* What the exercise asks *
Reproduce the listing exactly, with no pictures in your copy.
# START OF Data segment
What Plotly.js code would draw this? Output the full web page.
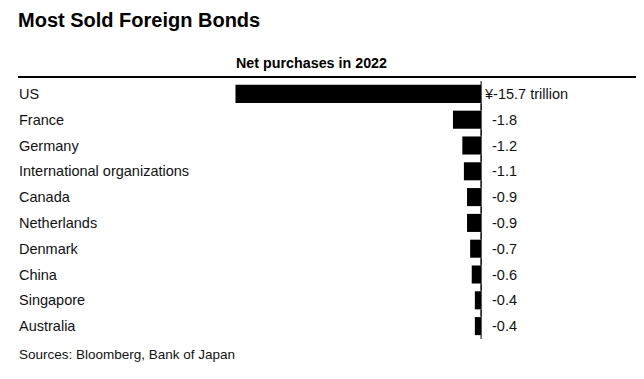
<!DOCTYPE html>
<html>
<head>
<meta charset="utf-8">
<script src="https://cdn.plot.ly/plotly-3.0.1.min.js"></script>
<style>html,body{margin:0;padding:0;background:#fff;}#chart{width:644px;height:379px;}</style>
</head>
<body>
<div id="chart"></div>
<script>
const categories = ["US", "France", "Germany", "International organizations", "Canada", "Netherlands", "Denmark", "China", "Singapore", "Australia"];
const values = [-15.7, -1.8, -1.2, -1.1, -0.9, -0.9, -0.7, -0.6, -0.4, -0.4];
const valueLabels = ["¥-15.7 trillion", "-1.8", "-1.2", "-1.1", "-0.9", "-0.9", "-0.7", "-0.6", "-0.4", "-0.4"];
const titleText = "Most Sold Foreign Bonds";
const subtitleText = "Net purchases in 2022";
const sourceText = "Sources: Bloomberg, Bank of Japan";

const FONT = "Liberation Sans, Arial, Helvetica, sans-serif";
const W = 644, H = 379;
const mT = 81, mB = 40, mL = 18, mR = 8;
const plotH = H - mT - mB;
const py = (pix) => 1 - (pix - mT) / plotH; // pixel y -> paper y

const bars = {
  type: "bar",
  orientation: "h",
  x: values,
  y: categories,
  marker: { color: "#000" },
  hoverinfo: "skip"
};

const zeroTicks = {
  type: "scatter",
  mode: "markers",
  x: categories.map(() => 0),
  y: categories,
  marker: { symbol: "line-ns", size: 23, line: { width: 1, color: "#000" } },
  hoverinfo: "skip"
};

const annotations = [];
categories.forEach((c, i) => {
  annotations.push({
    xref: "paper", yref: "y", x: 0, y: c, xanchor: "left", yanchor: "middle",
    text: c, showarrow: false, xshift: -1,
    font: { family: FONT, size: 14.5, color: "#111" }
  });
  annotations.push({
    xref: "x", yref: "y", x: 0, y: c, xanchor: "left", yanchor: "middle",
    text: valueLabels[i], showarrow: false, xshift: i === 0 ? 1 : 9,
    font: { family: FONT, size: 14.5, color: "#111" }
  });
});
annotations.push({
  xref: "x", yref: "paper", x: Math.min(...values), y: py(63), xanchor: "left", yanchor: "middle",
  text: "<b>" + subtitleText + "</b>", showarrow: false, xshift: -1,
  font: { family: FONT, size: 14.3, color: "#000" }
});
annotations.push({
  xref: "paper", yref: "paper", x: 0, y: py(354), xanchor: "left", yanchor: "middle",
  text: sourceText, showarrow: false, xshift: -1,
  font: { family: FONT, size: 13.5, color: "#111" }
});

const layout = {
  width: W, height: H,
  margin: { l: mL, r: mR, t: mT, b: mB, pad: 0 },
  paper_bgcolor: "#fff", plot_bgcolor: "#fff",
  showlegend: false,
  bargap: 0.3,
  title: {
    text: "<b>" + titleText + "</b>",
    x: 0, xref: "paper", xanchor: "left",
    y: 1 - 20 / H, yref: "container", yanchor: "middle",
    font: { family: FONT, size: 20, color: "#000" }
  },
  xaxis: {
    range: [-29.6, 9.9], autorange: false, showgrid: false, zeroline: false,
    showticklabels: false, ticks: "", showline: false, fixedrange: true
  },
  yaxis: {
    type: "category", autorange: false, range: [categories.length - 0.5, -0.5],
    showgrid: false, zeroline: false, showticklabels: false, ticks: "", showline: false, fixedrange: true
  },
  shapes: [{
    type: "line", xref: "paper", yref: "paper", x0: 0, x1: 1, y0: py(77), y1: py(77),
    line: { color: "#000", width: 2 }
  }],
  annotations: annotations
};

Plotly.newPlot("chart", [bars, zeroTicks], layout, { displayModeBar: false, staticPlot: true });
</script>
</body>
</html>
# END OF Data segment
* Expected answer *
What Plotly.js code would draw this? Output the full web page.
<!DOCTYPE html>
<html>
<head>
<meta charset="utf-8">
<script src="https://cdn.plot.ly/plotly-3.0.1.min.js"></script>
<style>html,body{margin:0;padding:0;background:#fff;}#chart{width:644px;height:379px;}</style>
</head>
<body>
<div id="chart"></div>
<script>
const categories = ["US", "France", "Germany", "International organizations", "Canada", "Netherlands", "Denmark", "China", "Singapore", "Australia"];
const values = [-15.7, -1.8, -1.2, -1.1, -0.9, -0.9, -0.7, -0.6, -0.4, -0.4];
const valueLabels = ["¥-15.7 trillion", "-1.8", "-1.2", "-1.1", "-0.9", "-0.9", "-0.7", "-0.6", "-0.4", "-0.4"];
const titleText = "Most Sold Foreign Bonds";
const subtitleText = "Net purchases in 2022";
const sourceText = "Sources: Bloomberg, Bank of Japan";

const FONT = "Liberation Sans, Arial, Helvetica, sans-serif";
const W = 644, H = 379;
const mT = 81, mB = 40, mL = 18, mR = 8;
const plotH = H - mT - mB;
const py = (pix) => 1 - (pix - mT) / plotH; // pixel y -> paper y

const bars = {
  type: "bar",
  orientation: "h",
  x: values,
  y: categories,
  marker: { color: "#000" },
  hoverinfo: "skip"
};

const zeroTicks = {
  type: "scatter",
  mode: "markers",
  x: categories.map(() => 0),
  y: categories,
  marker: { symbol: "line-ns", size: 23, line: { width: 1, color: "#000" } },
  hoverinfo: "skip"
};

const annotations = [];
categories.forEach((c, i) => {
  annotations.push({
    xref: "paper", yref: "y", x: 0, y: c, xanchor: "left", yanchor: "middle",
    text: c, showarrow: false, xshift: -1,
    font: { family: FONT, size: 14.5, color: "#111" }
  });
  annotations.push({
    xref: "x", yref: "y", x: 0, y: c, xanchor: "left", yanchor: "middle",
    text: valueLabels[i], showarrow: false, xshift: i === 0 ? 1 : 9,
    font: { family: FONT, size: 14.5, color: "#111" }
  });
});
annotations.push({
  xref: "x", yref: "paper", x: Math.min(...values), y: py(63), xanchor: "left", yanchor: "middle",
  text: "<b>" + subtitleText + "</b>", showarrow: false, xshift: -1,
  font: { family: FONT, size: 14.3, color: "#000" }
});
annotations.push({
  xref: "paper", yref: "paper", x: 0, y: py(354), xanchor: "left", yanchor: "middle",
  text: sourceText, showarrow: false, xshift: -1,
  font: { family: FONT, size: 13.5, color: "#111" }
});

const layout = {
  width: W, height: H,
  margin: { l: mL, r: mR, t: mT, b: mB, pad: 0 },
  paper_bgcolor: "#fff", plot_bgcolor: "#fff",
  showlegend: false,
  bargap: 0.3,
  title: {
    text: "<b>" + titleText + "</b>",
    x: 0, xref: "paper", xanchor: "left",
    y: 1 - 20 / H, yref: "container", yanchor: "middle",
    font: { family: FONT, size: 20, color: "#000" }
  },
  xaxis: {
    range: [-29.6, 9.9], autorange: false, showgrid: false, zeroline: false,
    showticklabels: false, ticks: "", showline: false, fixedrange: true
  },
  yaxis: {
    type: "category", autorange: false, range: [categories.length - 0.5, -0.5],
    showgrid: false, zeroline: false, showticklabels: false, ticks: "", showline: false, fixedrange: true
  },
  shapes: [{
    type: "line", xref: "paper", yref: "paper", x0: 0, x1: 1, y0: py(77), y1: py(77),
    line: { color: "#000", width: 2 }
  }],
  annotations: annotations
};

Plotly.newPlot("chart", [bars, zeroTicks], layout, { displayModeBar: false, staticPlot: true });
</script>
</body>
</html>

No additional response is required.